Code that draws figures:
--- BEGIN ---
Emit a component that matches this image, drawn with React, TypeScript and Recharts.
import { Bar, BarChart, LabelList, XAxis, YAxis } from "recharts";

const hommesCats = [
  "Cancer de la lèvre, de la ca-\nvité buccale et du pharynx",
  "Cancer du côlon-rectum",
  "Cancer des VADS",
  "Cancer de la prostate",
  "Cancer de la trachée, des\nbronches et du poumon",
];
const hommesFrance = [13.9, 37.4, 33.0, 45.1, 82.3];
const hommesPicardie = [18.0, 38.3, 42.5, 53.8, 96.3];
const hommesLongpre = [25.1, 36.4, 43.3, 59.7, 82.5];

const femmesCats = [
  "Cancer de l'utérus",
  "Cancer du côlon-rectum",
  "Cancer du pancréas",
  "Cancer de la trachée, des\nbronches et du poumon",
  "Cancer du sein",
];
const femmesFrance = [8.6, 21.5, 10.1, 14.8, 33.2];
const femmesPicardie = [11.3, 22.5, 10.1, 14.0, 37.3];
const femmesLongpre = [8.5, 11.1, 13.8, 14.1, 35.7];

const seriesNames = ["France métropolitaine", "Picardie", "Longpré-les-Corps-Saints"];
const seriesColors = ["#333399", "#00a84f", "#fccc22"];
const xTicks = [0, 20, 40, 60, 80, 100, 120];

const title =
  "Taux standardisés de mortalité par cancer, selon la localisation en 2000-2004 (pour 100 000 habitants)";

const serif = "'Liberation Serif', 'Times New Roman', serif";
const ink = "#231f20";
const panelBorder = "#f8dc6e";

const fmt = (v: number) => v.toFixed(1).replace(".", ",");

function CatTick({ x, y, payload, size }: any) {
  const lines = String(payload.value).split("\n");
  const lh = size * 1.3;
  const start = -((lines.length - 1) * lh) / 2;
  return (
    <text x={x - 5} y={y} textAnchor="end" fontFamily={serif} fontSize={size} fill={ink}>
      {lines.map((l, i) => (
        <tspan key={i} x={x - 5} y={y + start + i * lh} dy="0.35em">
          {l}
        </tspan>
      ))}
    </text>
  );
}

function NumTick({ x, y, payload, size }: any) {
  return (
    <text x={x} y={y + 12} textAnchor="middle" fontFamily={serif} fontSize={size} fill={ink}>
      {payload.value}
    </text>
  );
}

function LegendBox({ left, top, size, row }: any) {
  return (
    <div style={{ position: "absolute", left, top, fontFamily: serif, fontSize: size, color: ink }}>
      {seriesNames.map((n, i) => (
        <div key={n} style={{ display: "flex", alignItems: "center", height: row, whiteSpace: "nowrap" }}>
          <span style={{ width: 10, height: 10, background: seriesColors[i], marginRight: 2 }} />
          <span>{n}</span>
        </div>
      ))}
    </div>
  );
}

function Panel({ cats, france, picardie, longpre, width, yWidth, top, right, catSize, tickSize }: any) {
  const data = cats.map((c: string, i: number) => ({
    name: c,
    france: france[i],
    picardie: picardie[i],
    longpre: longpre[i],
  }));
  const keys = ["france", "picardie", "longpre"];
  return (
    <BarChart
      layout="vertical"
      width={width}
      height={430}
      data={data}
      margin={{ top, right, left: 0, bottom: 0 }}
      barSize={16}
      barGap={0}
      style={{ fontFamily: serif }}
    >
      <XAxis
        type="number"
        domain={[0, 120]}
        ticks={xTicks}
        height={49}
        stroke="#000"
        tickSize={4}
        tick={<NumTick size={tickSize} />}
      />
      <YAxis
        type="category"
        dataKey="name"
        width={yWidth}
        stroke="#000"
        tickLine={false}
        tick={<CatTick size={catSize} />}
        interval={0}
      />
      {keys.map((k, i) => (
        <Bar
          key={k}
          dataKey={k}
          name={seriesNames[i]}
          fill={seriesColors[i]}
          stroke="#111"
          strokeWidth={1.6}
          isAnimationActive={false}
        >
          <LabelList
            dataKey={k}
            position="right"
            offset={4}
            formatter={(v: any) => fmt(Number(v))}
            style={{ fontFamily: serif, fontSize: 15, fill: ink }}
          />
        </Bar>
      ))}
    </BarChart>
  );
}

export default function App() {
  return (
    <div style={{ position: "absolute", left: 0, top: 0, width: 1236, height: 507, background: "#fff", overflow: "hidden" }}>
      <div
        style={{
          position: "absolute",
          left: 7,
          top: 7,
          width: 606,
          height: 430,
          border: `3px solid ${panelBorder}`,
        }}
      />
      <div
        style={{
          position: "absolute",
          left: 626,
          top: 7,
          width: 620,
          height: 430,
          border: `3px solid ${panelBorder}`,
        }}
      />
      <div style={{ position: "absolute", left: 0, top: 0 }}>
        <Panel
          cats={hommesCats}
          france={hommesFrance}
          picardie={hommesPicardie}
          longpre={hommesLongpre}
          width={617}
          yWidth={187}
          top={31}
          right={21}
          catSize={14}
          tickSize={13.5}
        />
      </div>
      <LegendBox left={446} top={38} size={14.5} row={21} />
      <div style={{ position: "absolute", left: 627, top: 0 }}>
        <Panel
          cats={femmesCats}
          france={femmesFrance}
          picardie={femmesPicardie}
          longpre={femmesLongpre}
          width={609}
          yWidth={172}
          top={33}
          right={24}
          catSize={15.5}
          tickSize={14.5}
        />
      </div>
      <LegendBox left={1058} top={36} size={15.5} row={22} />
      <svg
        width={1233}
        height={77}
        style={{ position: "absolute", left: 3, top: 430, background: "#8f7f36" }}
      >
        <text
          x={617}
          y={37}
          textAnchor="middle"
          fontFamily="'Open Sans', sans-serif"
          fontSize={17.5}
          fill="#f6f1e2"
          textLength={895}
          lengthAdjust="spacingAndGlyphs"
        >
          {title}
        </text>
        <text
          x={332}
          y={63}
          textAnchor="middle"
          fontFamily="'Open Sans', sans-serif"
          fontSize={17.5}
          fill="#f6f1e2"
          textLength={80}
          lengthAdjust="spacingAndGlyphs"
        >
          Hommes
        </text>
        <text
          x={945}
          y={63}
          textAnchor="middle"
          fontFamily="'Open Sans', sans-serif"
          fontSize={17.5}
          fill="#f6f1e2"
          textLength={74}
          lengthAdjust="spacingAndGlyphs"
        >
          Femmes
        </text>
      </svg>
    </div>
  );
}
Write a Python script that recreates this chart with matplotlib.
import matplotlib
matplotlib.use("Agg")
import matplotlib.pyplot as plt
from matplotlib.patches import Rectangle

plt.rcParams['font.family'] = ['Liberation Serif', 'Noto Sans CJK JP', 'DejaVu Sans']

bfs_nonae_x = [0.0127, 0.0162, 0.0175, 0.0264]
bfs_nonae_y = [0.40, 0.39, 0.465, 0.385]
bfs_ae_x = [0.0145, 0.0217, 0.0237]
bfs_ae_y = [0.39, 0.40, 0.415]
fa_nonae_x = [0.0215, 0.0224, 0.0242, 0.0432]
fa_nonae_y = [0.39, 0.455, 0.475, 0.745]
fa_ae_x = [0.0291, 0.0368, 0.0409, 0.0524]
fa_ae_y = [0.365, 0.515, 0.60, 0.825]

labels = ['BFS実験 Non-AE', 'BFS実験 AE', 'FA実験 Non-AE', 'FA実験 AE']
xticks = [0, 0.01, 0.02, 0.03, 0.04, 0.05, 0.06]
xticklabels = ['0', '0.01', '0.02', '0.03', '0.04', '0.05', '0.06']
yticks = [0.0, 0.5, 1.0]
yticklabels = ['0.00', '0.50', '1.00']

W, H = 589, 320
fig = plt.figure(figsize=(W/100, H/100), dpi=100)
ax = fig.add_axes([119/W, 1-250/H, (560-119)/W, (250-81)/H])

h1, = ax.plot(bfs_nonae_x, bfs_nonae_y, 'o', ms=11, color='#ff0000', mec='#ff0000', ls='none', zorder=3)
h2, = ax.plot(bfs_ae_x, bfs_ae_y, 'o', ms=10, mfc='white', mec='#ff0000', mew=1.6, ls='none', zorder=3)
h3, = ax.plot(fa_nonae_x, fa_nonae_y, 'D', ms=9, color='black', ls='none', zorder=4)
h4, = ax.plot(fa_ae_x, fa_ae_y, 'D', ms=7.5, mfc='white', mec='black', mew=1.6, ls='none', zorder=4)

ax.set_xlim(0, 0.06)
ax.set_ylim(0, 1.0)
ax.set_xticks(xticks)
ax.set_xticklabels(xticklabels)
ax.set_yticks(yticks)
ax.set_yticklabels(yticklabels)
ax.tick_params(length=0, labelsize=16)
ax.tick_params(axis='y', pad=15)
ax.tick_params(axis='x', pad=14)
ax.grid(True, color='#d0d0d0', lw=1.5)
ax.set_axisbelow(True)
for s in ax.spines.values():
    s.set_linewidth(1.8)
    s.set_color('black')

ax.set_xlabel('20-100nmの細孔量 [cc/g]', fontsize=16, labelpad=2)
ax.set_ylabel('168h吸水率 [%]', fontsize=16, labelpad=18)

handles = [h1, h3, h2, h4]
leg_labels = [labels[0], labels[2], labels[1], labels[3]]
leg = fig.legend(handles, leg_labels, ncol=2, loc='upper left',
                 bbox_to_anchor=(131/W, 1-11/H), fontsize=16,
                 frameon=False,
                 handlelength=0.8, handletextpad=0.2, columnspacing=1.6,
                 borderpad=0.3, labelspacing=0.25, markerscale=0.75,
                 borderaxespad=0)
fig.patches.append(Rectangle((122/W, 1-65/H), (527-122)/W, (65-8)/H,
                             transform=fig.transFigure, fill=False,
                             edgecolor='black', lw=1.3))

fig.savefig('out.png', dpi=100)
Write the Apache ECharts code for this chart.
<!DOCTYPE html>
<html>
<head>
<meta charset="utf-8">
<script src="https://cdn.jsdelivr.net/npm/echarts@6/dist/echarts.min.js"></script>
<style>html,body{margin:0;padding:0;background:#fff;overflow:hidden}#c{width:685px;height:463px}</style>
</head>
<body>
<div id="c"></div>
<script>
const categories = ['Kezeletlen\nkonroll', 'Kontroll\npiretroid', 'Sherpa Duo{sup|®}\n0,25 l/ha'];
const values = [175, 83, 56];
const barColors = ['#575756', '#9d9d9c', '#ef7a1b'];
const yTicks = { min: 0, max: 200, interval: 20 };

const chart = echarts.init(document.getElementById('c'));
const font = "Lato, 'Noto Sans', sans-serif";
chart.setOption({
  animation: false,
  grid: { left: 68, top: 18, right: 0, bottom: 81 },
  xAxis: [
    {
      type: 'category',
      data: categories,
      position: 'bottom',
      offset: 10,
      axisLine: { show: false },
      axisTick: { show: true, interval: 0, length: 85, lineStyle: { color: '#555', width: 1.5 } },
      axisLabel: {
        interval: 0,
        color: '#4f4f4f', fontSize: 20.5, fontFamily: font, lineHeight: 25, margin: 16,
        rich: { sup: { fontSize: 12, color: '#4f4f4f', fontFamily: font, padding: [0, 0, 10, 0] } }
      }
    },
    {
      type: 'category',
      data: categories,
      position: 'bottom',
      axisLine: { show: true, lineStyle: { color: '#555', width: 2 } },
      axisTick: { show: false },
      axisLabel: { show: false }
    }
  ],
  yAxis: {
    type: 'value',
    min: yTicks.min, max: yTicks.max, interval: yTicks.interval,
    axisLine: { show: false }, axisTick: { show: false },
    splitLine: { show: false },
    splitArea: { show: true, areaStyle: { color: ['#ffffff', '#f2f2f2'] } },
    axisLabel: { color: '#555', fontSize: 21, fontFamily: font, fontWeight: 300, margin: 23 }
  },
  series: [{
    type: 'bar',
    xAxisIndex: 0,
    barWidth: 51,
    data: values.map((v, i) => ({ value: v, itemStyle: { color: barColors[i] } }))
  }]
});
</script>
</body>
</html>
--- END ---
Do this - Begin at the top of the records above and quote each line exactly, ending with the line that contains "const fmt = (v: number)".

The solution -
Emit a component that matches this image, drawn with React, TypeScript and Recharts.
import { Bar, BarChart, LabelList, XAxis, YAxis } from "recharts";

const hommesCats = [
  "Cancer de la lèvre, de la ca-\nvité buccale et du pharynx",
  "Cancer du côlon-rectum",
  "Cancer des VADS",
  "Cancer de la prostate",
  "Cancer de la trachée, des\nbronches et du poumon",
];
const hommesFrance = [13.9, 37.4, 33.0, 45.1, 82.3];
const hommesPicardie = [18.0, 38.3, 42.5, 53.8, 96.3];
const hommesLongpre = [25.1, 36.4, 43.3, 59.7, 82.5];

const femmesCats = [
  "Cancer de l'utérus",
  "Cancer du côlon-rectum",
  "Cancer du pancréas",
  "Cancer de la trachée, des\nbronches et du poumon",
  "Cancer du sein",
];
const femmesFrance = [8.6, 21.5, 10.1, 14.8, 33.2];
const femmesPicardie = [11.3, 22.5, 10.1, 14.0, 37.3];
const femmesLongpre = [8.5, 11.1, 13.8, 14.1, 35.7];

const seriesNames = ["France métropolitaine", "Picardie", "Longpré-les-Corps-Saints"];
const seriesColors = ["#333399", "#00a84f", "#fccc22"];
const xTicks = [0, 20, 40, 60, 80, 100, 120];

const title =
  "Taux standardisés de mortalité par cancer, selon la localisation en 2000-2004 (pour 100 000 habitants)";

const serif = "'Liberation Serif', 'Times New Roman', serif";
const ink = "#231f20";
const panelBorder = "#f8dc6e";

const fmt = (v: number) => v.toFixed(1).replace(".", ",");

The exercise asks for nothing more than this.